2010年5月20日木曜日

William Brook's Monograph on Futenma Issue

We are proud to announce that we just published a timely monograph by William Brooks on Futenma issue, which has yet to be settled for indeed fourteen years, based on his rich experience in the American Embassy in Tokyo.

Director, Kent Calder wrote, "It gives the Reischauer Center for East Asian Studies great pleasure to publish this monograph as the latest contribution to our Asia-Pacific Policy Papers monograph collection. The series aims to bridge the delicate divide between policy and scholarship—to present timely issues of public interest and policy importance, in a reflective, analytical fashion that realistically contributes to their resolution. Just as we have dealt in the past with issues of Japanese economic reform, North Korean nuclear policy, and Chinese energy security, so here do we present timely research on the most controversial issue facing U.S.-Japan relations today—the relocation of the Futenma Marine Corps Air Station.

In recent months there has been a blizzard of journalistic commentary on Futenma—hundreds of op ed pieces and television specials on the issue, replete with short-term forecasts on how it may affect the incumbent Japanese administration or the U.S.-Japan alliance.

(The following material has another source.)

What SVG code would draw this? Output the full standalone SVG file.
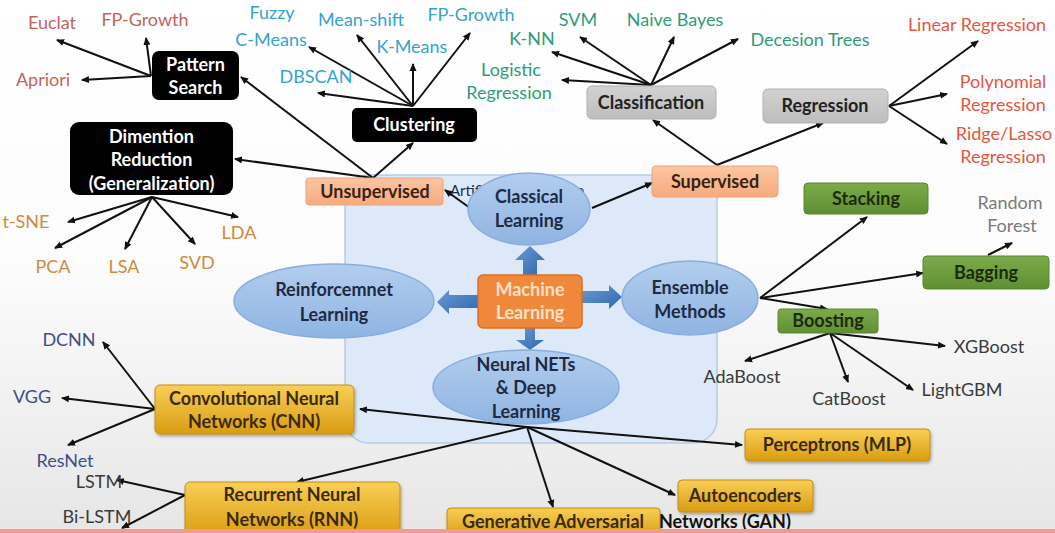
<svg xmlns="http://www.w3.org/2000/svg" width="1055" height="533" viewBox="0 0 1055 533">
  <defs>
    <linearGradient id="bg" x1="0" y1="0" x2="0" y2="1">
      <stop offset="0" stop-color="#ffffff"/>
      <stop offset="0.5" stop-color="#fcfcfc"/>
      <stop offset="1" stop-color="#e6e6e6"/>
    </linearGradient>
    <linearGradient id="ell" x1="0" y1="0" x2="0" y2="1">
      <stop offset="0" stop-color="#b2cdee"/>
      <stop offset="1" stop-color="#8fb4e2"/>
    </linearGradient>
    <linearGradient id="gold" x1="0" y1="0" x2="0" y2="1">
      <stop offset="0" stop-color="#f9cf55"/>
      <stop offset="1" stop-color="#d99c12"/>
    </linearGradient>
    <linearGradient id="green" x1="0" y1="0" x2="0" y2="1">
      <stop offset="0" stop-color="#7dab4b"/>
      <stop offset="1" stop-color="#5f8f31"/>
    </linearGradient>
    <linearGradient id="gray" x1="0" y1="0" x2="0" y2="1">
      <stop offset="0" stop-color="#d2d2d2"/>
      <stop offset="1" stop-color="#bdbdbd"/>
    </linearGradient>
    <linearGradient id="peach" x1="0" y1="0" x2="0" y2="1">
      <stop offset="0" stop-color="#fcc6a2"/>
      <stop offset="1" stop-color="#f6aa7e"/>
    </linearGradient>
    <linearGradient id="blockArrow" x1="0" y1="0" x2="1" y2="1">
      <stop offset="0" stop-color="#6d98d0"/>
      <stop offset="1" stop-color="#2f68b2"/>
    </linearGradient>
    <marker id="ah" viewBox="0 0 8 8" refX="7" refY="4" markerWidth="8" markerHeight="8" markerUnits="userSpaceOnUse" orient="auto">
      <path d="M0,0.5 L8,4 L0,7.5 z" fill="#111"/>
    </marker>
    <filter id="sh" x="-10%" y="-20%" width="120%" height="150%">
      <feDropShadow dx="1" dy="2" stdDeviation="1.5" flood-color="#000" flood-opacity="0.3"/>
    </filter>
  </defs>
  <style>
    text { font-family: Lato, "Open Sans", "Liberation Sans", sans-serif; text-anchor: middle; }
    .leaf { font-size: 18px; }
    .hub { font-size: 18px; font-weight: bold; }
    .white { fill: #ffffff; }
    .dark { fill: #1e2a44; }
    .ellipse { fill: url(#ell); stroke: #8aaedb; stroke-width: 1.5; }
    .black { fill: #000000; }
    .goldbox { fill: url(#gold); stroke: #c48c10; stroke-width: 1; filter: url(#sh); }
    .greenbox { fill: url(#green); stroke: #5a8530; stroke-width: 1; }
    .graybox { fill: url(#gray); stroke: #b0b0b0; stroke-width: 1; }
    .peachbox { fill: url(#peach); stroke: #eea27a; stroke-width: 1; }
    .c-red { fill: #c4645a; }
    .c-cyan { fill: #35a3cf; }
    .c-teal { fill: #2f9c76; }
    .c-orange-red { fill: #e6553f; }
    .c-amber { fill: #cf8a3e; }
    .c-navy { fill: #3e4f86; }
    .c-char { fill: #3a3a3a; }
    .c-mid { fill: #7a7a7a; }
    .conn line { stroke: #111; stroke-width: 2; fill: none; }
    .arr { marker-end: url(#ah); }
  </style>

  <!-- page background -->
  <rect x="0" y="0" width="1055" height="533" fill="url(#bg)"/>

  <!-- Artificial Intelligence panel -->
  <g id="ai-panel">
    <rect x="345" y="175" width="372" height="268" rx="24" fill="#dde9f8" stroke="#b6cae4" stroke-width="1.5"/>
    <text x="450" y="196" font-size="15" fill="#1e2a44" style="text-anchor:start">Artificial Intelligence</text>
  </g>

  <!-- connectors -->
  <g id="connectors" class="conn">
    <!-- Pattern Search -->
    <line class="arr" x1="151" y1="76" x2="57" y2="40"/>
    <line class="arr" x1="151" y1="76" x2="146" y2="38"/>
    <line class="arr" x1="151" y1="76" x2="82" y2="80"/>
    <!-- Unsupervised -->
    <line class="arr" x1="373" y1="178" x2="241" y2="77"/>
    <line class="arr" x1="373" y1="178" x2="235" y2="159"/>
    <line class="arr" x1="373" y1="178" x2="413" y2="143"/>
    <!-- Clustering -->
    <line class="arr" x1="413" y1="106" x2="309" y2="47"/>
    <line class="arr" x1="413" y1="106" x2="357" y2="35"/>
    <line class="arr" x1="413" y1="106" x2="413" y2="64"/>
    <line class="arr" x1="413" y1="106" x2="470" y2="33"/>
    <line class="arr" x1="413" y1="106" x2="318" y2="93"/>
    <!-- Classical Learning -->
    <line class="arr" x1="470" y1="208" x2="445" y2="190"/>
    <line class="arr" x1="592" y1="208" x2="652" y2="183"/>
    <!-- Supervised -->
    <line class="arr" x1="717" y1="165" x2="653" y2="120"/>
    <line class="arr" x1="717" y1="165" x2="823" y2="123"/>
    <!-- Classification -->
    <line class="arr" x1="651" y1="85" x2="562" y2="80"/>
    <line class="arr" x1="651" y1="85" x2="552" y2="52"/>
    <line class="arr" x1="651" y1="85" x2="580" y2="37"/>
    <line class="arr" x1="651" y1="85" x2="674" y2="37"/>
    <line class="arr" x1="651" y1="85" x2="738" y2="39"/>
    <!-- Regression -->
    <line class="arr" x1="889" y1="106" x2="978" y2="41"/>
    <line class="arr" x1="889" y1="106" x2="947" y2="94"/>
    <line class="arr" x1="889" y1="106" x2="947" y2="144"/>
    <!-- Dimention Reduction -->
    <line class="arr" x1="152" y1="197" x2="68" y2="222"/>
    <line class="arr" x1="152" y1="197" x2="55" y2="248"/>
    <line class="arr" x1="152" y1="197" x2="125" y2="249"/>
    <line class="arr" x1="152" y1="197" x2="195" y2="244"/>
    <line class="arr" x1="152" y1="197" x2="238" y2="217"/>
    <!-- Ensemble Methods -->
    <line class="arr" x1="760" y1="298" x2="867" y2="217"/>
    <line class="arr" x1="760" y1="298" x2="923" y2="273"/>
    <line class="arr" x1="760" y1="298" x2="827" y2="309"/>
    <line class="arr" x1="988" y1="255" x2="1012" y2="243"/>
    <!-- Boosting -->
    <line class="arr" x1="830" y1="333" x2="745" y2="361"/>
    <line class="arr" x1="830" y1="333" x2="848" y2="382"/>
    <line class="arr" x1="830" y1="333" x2="913" y2="390"/>
    <line class="arr" x1="830" y1="333" x2="945" y2="346"/>
    <!-- CNN -->
    <line class="arr" x1="155" y1="409" x2="103" y2="342"/>
    <line class="arr" x1="155" y1="409" x2="62" y2="398"/>
    <line class="arr" x1="155" y1="409" x2="68" y2="445"/>
    <!-- RNN -->
    <line class="arr" x1="185" y1="495" x2="117" y2="480"/>
    <line class="arr" x1="185" y1="495" x2="122" y2="528"/>
    <!-- Neural NETs & Deep Learning -->
    <line class="arr" x1="527" y1="427" x2="360" y2="409"/>
    <line class="arr" x1="527" y1="427" x2="742" y2="445"/>
    <line class="arr" x1="527" y1="427" x2="297" y2="482"/>
    <line class="arr" x1="527" y1="427" x2="553" y2="507"/>
    <line class="arr" x1="527" y1="427" x2="675" y2="495"/>
  </g>

  <!-- central block arrows -->
  <g id="block-arrows" fill="url(#blockArrow)">
    <polygon points="523,275 523,260 515,260 530,246 545,260 537,260 537,275"/>
    <polygon points="478,295 449,295 449,290 437,302 449,314 449,308 478,308"/>
    <polygon points="582,291 609,291 609,285 622,297 609,309 609,303 582,303"/>
    <polygon points="525,328 525,340 516,340 530,350 544,340 535,340 535,328"/>
  </g>

  <!-- learning areas -->
  <g id="classical-learning">
    <ellipse class="ellipse" cx="529" cy="209" rx="61" ry="36"/>
    <text class="hub dark" x="529" y="203">Classical</text>
    <text class="hub dark" x="529" y="227">Learning</text>
  </g>
  <g id="reinforcement-learning">
    <ellipse class="ellipse" cx="334" cy="301" rx="100" ry="37"/>
    <text class="hub dark" x="334" y="296">Reinforcemnet</text>
    <text class="hub dark" x="334" y="321">Learning</text>
  </g>
  <g id="ensemble-methods">
    <ellipse class="ellipse" cx="690" cy="298" rx="68" ry="37"/>
    <text class="hub dark" x="690" y="294">Ensemble</text>
    <text class="hub dark" x="690" y="318">Methods</text>
  </g>
  <g id="neural-nets">
    <ellipse class="ellipse" cx="526" cy="387" rx="93" ry="37"/>
    <text class="hub dark" x="526" y="371">Neural NETs</text>
    <text class="hub dark" x="526" y="394">&amp; Deep</text>
    <text class="hub dark" x="526" y="418">Learning</text>
  </g>
  <g id="machine-learning">
    <rect x="478" y="275" width="104" height="53" rx="5" fill="#f0883c" stroke="#dc6e22" stroke-width="1.5"/>
    <text class="hub" x="530" y="296" fill="#fde2c6">Machine</text>
    <text class="hub" x="530" y="319" fill="#fde2c6">Learning</text>
  </g>

  <!-- unsupervised branch -->
  <g id="unsupervised">
    <rect class="peachbox" x="306" y="178" width="137" height="27" rx="3"/>
    <text class="hub" x="375" y="198" fill="#3a2212">Unsupervised</text>
  </g>
  <g id="pattern-search">
    <rect class="black" x="152" y="51" width="87" height="49" rx="7"/>
    <text class="hub white" x="195.5" y="71">Pattern</text>
    <text class="hub white" x="195.5" y="94">Search</text>
  </g>
  <g id="clustering">
    <rect class="black" x="352" y="108" width="125" height="34" rx="5"/>
    <text class="hub white" x="414" y="131">Clustering</text>
  </g>
  <g id="dimention-reduction">
    <rect class="black" x="70" y="122" width="163" height="73" rx="9"/>
    <text class="hub white" x="151.5" y="143" font-size="19.5">Dimention</text>
    <text class="hub white" x="151.5" y="166" font-size="19.5">Reduction</text>
    <text class="hub white" x="151.5" y="190" font-size="19.5">(Generalization)</text>
  </g>

  <!-- supervised branch -->
  <g id="supervised">
    <rect class="peachbox" x="652" y="166" width="126" height="31" rx="4"/>
    <text class="hub" x="715" y="188" fill="#3a2212">Supervised</text>
  </g>
  <g id="classification">
    <rect class="graybox" x="587" y="86" width="129" height="33" rx="5"/>
    <text class="hub" x="651" y="109" fill="#222">Classification</text>
  </g>
  <g id="regression">
    <rect class="graybox" x="763" y="89" width="125" height="34" rx="5"/>
    <text class="hub" x="825" y="112" fill="#222">Regression</text>
  </g>

  <!-- ensemble branch -->
  <g id="stacking">
    <rect class="greenbox" x="804" y="183" width="124" height="31" rx="4"/>
    <text class="hub" x="866" y="205" fill="#1c2a10">Stacking</text>
  </g>
  <g id="bagging">
    <rect class="greenbox" x="923" y="256" width="126" height="33" rx="4"/>
    <text class="hub" x="986" y="279" fill="#1c2a10">Bagging</text>
  </g>
  <g id="boosting">
    <rect class="greenbox" x="778" y="309" width="100" height="24" rx="3"/>
    <text class="hub" x="828" y="327" fill="#1c2a10">Boosting</text>
  </g>

  <!-- neural network branch -->
  <g id="cnn">
    <rect class="goldbox" x="155" y="385" width="199" height="49" rx="5"/>
    <text class="hub" x="254" y="405" fill="#3a2a06">Convolutional Neural</text>
    <text class="hub" x="254" y="428" fill="#3a2a06">Networks (CNN)</text>
  </g>
  <g id="rnn">
    <rect class="goldbox" x="185" y="482" width="215" height="55" rx="5"/>
    <text class="hub" x="292" y="501" fill="#3a2a06">Recurrent Neural</text>
    <text class="hub" x="292" y="526" fill="#3a2a06">Networks (RNN)</text>
  </g>
  <g id="perceptrons">
    <rect class="goldbox" x="745" y="429" width="185" height="32" rx="4"/>
    <text class="hub" x="837" y="451" fill="#3a2a06">Perceptrons (MLP)</text>
  </g>
  <g id="autoencoders">
    <rect class="goldbox" x="678" y="480" width="135" height="32" rx="4"/>
    <text class="hub" x="745" y="502" fill="#3a2a06">Autoencoders</text>
  </g>
  <g id="gan">
    <rect class="goldbox" x="447" y="508" width="213" height="30" rx="4"/>
    <text class="hub" x="553" y="528" fill="#3a2a06">Generative Adversarial</text>
    <text class="hub" x="659" y="528" fill="#111" style="text-anchor:start">Networks (GAN)</text>
  </g>

  <!-- leaf labels -->
  <g id="leaves-pattern">
    <text class="leaf c-red" x="52" y="29">Euclat</text>
    <text class="leaf c-red" x="145" y="26">FP-Growth</text>
    <text class="leaf c-red" x="43" y="86">Apriori</text>
  </g>
  <g id="leaves-clustering">
    <text class="leaf c-cyan" x="272" y="19">Fuzzy</text>
    <text class="leaf c-cyan" x="271" y="46">C-Means</text>
    <text class="leaf c-cyan" x="361" y="26">Mean-shift</text>
    <text class="leaf c-cyan" x="471" y="21">FP-Growth</text>
    <text class="leaf c-cyan" x="412" y="53">K-Means</text>
    <text class="leaf c-cyan" x="316" y="83">DBSCAN</text>
  </g>
  <g id="leaves-classification">
    <text class="leaf c-teal" x="511" y="76">Logistic</text>
    <text class="leaf c-teal" x="509" y="99">Regression</text>
    <text class="leaf c-teal" x="532" y="45">K-NN</text>
    <text class="leaf c-teal" x="578" y="26">SVM</text>
    <text class="leaf c-teal" x="675" y="26">Naive Bayes</text>
    <text class="leaf c-teal" x="810" y="46">Decesion Trees</text>
  </g>
  <g id="leaves-regression">
    <text class="leaf c-orange-red" x="977" y="31">Linear Regression</text>
    <text class="leaf c-orange-red" x="1003" y="88">Polynomial</text>
    <text class="leaf c-orange-red" x="1003" y="111">Regression</text>
    <text class="leaf c-orange-red" x="1004" y="140">Ridge/Lasso</text>
    <text class="leaf c-orange-red" x="1003" y="163">Regression</text>
  </g>
  <g id="leaves-bagging">
    <text class="leaf c-mid" x="1010" y="209">Random</text>
    <text class="leaf c-mid" x="1012" y="232">Forest</text>
  </g>
  <g id="leaves-dimention">
    <text class="leaf c-amber" x="26" y="228">t-SNE</text>
    <text class="leaf c-amber" x="53" y="273">PCA</text>
    <text class="leaf c-amber" x="124" y="273">LSA</text>
    <text class="leaf c-amber" x="197" y="269">SVD</text>
    <text class="leaf c-amber" x="239" y="239">LDA</text>
  </g>
  <g id="leaves-cnn">
    <text class="leaf c-navy" x="69" y="346">DCNN</text>
    <text class="leaf c-navy" x="32" y="403">VGG</text>
    <text class="leaf c-navy" x="65" y="467">ResNet</text>
  </g>
  <g id="leaves-rnn">
    <text class="leaf c-char" x="99" y="488">LSTM</text>
    <text class="leaf c-char" x="97" y="523">Bi-LSTM</text>
  </g>
  <g id="leaves-boosting">
    <text class="leaf c-char" x="742" y="383">AdaBoost</text>
    <text class="leaf c-char" x="849" y="405">CatBoost</text>
    <text class="leaf c-char" x="962" y="396">LightGBM</text>
    <text class="leaf c-char" x="989" y="353">XGBoost</text>
  </g>

  <!-- bottom strip -->
  <rect x="0" y="529" width="1055" height="4" fill="#f29a94"/>
</svg>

Yet there has been remarkably little serious research—and no at-length historical studies covering the evolution of the controversy from its origins—on just how we got to where we are today. This analytical gap is not only unfortunate from a scholarly standpoint; it also blinds us to important political dynamics, and policy options, that have been relevant in the past, and may well shape the future.

We could not ask for a more appropriate analytical viewpoint on such a hybrid policy-research question than that of Bill Brooks, a valued colleague here at SAIS, with a Columbia Ph.D., with whom I worked closely at US Embassy Tokyo a decade ago. Bill served for fifteen years, until 2009, as head of the Office of Translation and Media Analysis at the Embassy, monitoring and analyzing political-economic developments in Japan, and Japanese reactions to them, for U.S. government officials in both Tokyo and Washington. His research and advice were always well respected, and his 2 appreciation of subtle developments within Japan, as an American fully fluent in Japanese language and culture, were unequalled. Now, for the first time, we get his public view of fateful events that Dr. Brooks witnessed directly and at close hand as a public servant, although the analysis itself draws only—Bill is careful to add—on openly available sources.

It is for the reader to decide how he or she views this unique analysis, on an issue fraught with public controversy. It needs to be read completely, and a brief summary cannot do it justice. That said, there are recurring themes it is useful to stress from the outset:

(1) The Lessons of History
The Futenma controversy has been boiling on for over fifteen years, but the basic options—relocation to the vicinity of Henoko; choices among mobile basing, reclamation, land-based options inside Camp Schwab, and the so-called QIP method—remain remarkably constant. So do many of the political responses to each of the options.

(2) The Centrality of Politics
Time and again, political decisions—at the national level and at the prefectural and local levels within Okinawa— have complicated resolution of what seemed originally to be a promising, simple, and creative resolution to the pressing imperative of closing an aging military facility in a crowded urban area, and moving it to a less threatening environment. Interested parties transformed the initial, relatively simple option of a heliport at Henoko, inside Camp Schwab, into a variety of complex permutations. New administrations felt the need to impose their own resolutions, even when doing so opened Pandora’s boxes. And within Okinawa itself, the preferred option again and again was simply indecision—keeping base issues in play, so as to extract maximum benefit from all parties, without the downside of implementing something distasteful.

(3) The “Mission Creep” Dynamic
The original proposal for Futenma relocation was relatively simple—a land-based heliport inside Camp Schwab. For a variety of reasons, on both the American and the
Japanese sides, the plans that ultimately emerged were, time and time again, much more elaborate. Technological change, and the related introduction of new operating equipment and logistical requirements, was one reason; political and economic pressures had their impact also.

(4) The Importance of Deadlines, Clarity and Leadership
Futenma-related decisionmaking has tended to drift, as the issues are unpleasant and peripheral for many of the decision-makers, unless there is an action-forcing event. The tragic 1995 Okinawa rape case, and the 1996 Clinton- Hashimoto summit, initially played this role, and gave birth to the original agreement. Leadership also helped consolidate the 2006 agreement. The history presented in this monograph thus suggests that leadership, against the deadline of the forthcoming November, 2010 Yokohama APEC summit, when President Barack Obama will visit Japan, will be crucial once again in finally settling this longstanding issue.

This monograph is a good read—remarkably bi-national and bicultural in its range of perspectives, and the data it summons for analysis. It covers an important subject, from a unique perspective, in an unprecedented way. It is eloquent, and sensitive to both the needs of the U.S-Japan alliance and the tragedy of Futenma citizens caught in the middle. I enjoyed it, and I know that future readers will as well."